Iolanta, Tchaikovsky’s final opera, was last performed in New York City in 1997, also by Dicapo Opera. The current performances are of a new production. Tchaikovsky intended this 90-minute opera to be paired with The Nutcracker. After the premiere, the critics regarded the opera as the finer of the two works, but it has never shared the ballet’s success. Perhaps this is because of its lightweight, fairy-tale plot in which a fifteenth-century French princess, blind from birth, is kept unaware of her disability by her father, the king, who orders his court to keep the secret. Iolanta discovers the truth from a count who falls in love with her, and this later becomes the key to her miraculous recovery. Despite its implausibility, the storyline seems to work, with everything falling into place, both musically and dramatically.

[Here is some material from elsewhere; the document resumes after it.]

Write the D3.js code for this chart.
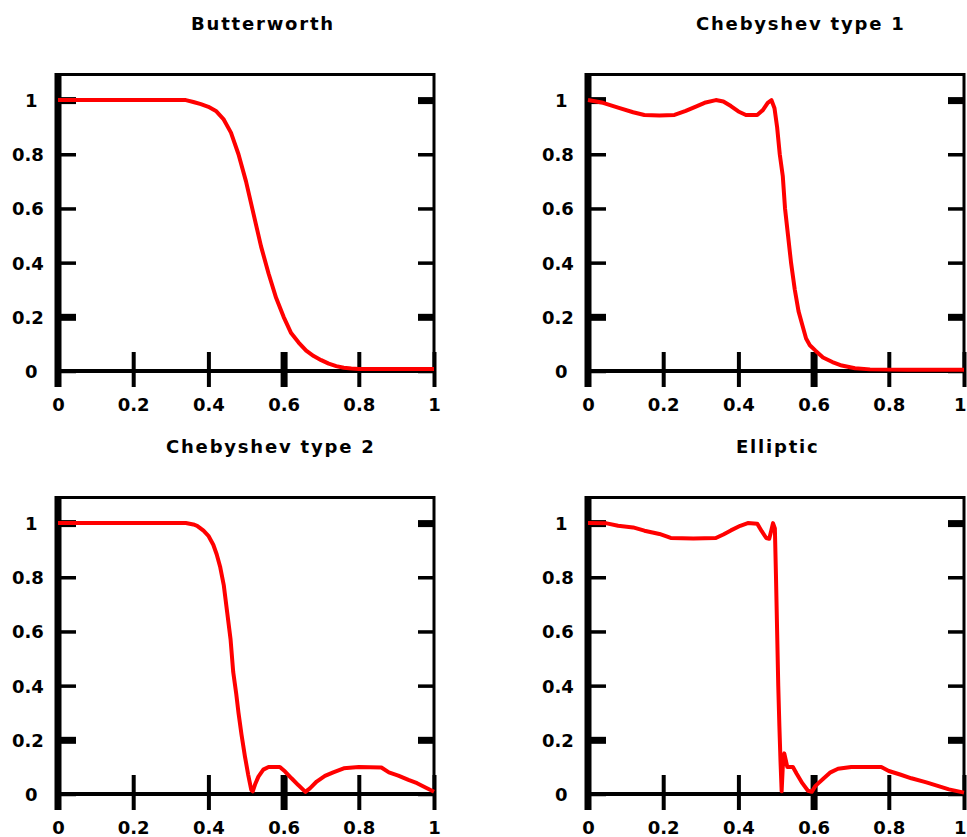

In this production, John Farrell’s set represents the garden walls by somber-toned panels covered with dark, almost-black roses, with a gloomily lit gate at one side. Near the end of the opera, however, the panels spin around and reflect the blinding light with which lighting-designer Susan Roth bathes the stage – perhaps too obvious a representation of Iolanta’s blindness and recovery. The costumes combine effectual light and melancholic hues and give a traditional feel to the opera.

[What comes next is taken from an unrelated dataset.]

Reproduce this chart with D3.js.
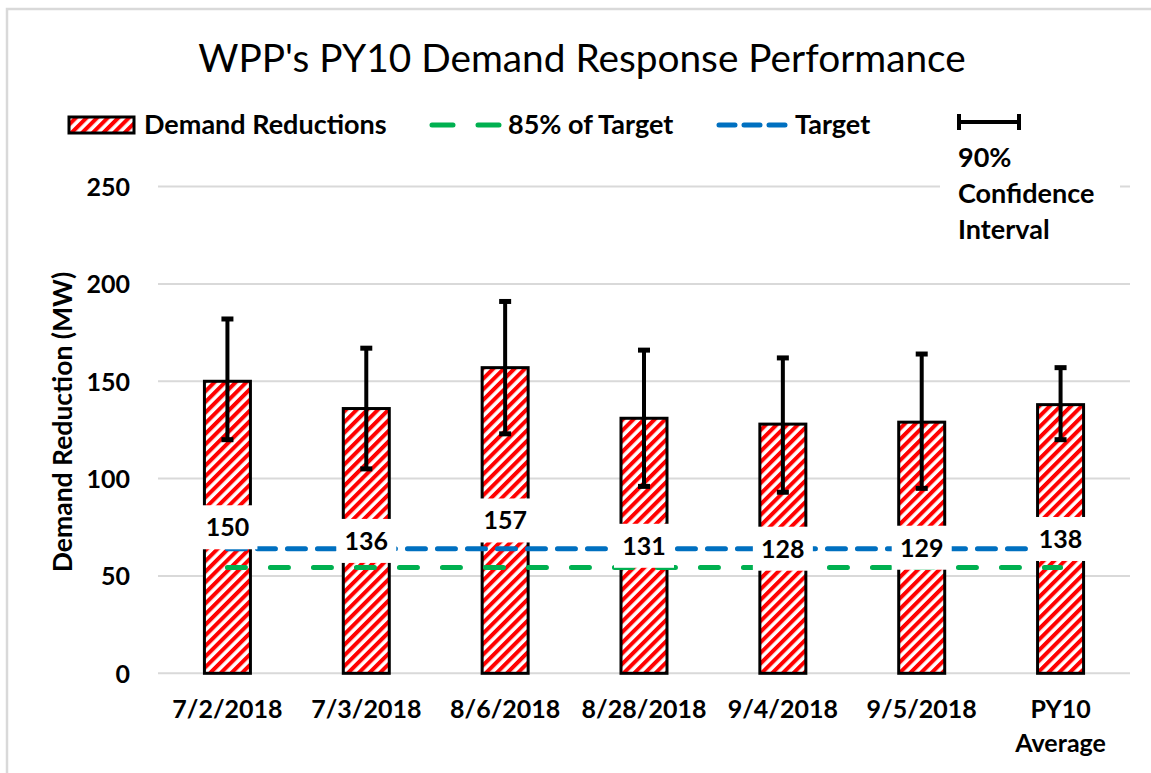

In the title role, Corinne Winters used her shimmering soprano to marvelous effect, singing with uncommon allure, and convincingly portraying the heroine’s blindness and naïveté
. Her radiant, resonant instrument was a perfect match to the title role, and her Russian diction was excellent. Winters brought equal measures of hope and despair to Iolanta’s arioso
confiding to Marta, her nursemaid, that something was lacking, and she conveyed incredulity and passion in the love-duet with Count Vaudémont. Alex Richardson was an ideal Count, singing with gorgeous tone in the duet and in the ‘romance’ in which he pledges his love for Iolanta.
Seth Mease Carico’s plangent, melodious bass-baritone, with ringing top notes, was especially effective in King René’s aria, in which he prays for his daughter to be cured by the physician, Ibn-Hakia, sung by Brandon Coleman in a wonderfully resonant bass voice. He handled with clarity Tchaikovsky’s tricky modal tonalities, in the aria ‘Two Worlds’, in which the physician advises the king on how Iolanta can be cured. All of the singers with smaller roles contributed to a night of engaging, splendid singing. Among them it was Gustavo Feulien’s admirable baritone, and mezzo Rachel Selan, that most impressed. The chorus was also marvelous, especially when a cure for Iolanta’s blindness seemed near. Pacien Mazzagatti’s conducting showed complete comprehension of the dramatic points of Tchaikovsky’s score while eliciting richly textured, expert playing. In the opening scene, a violin and cello duet was exquisitely performed, and clarinet solos throughout the opera were especially appealing and stimulating. Dicapo has done a great service in making this little-known opera available to the public.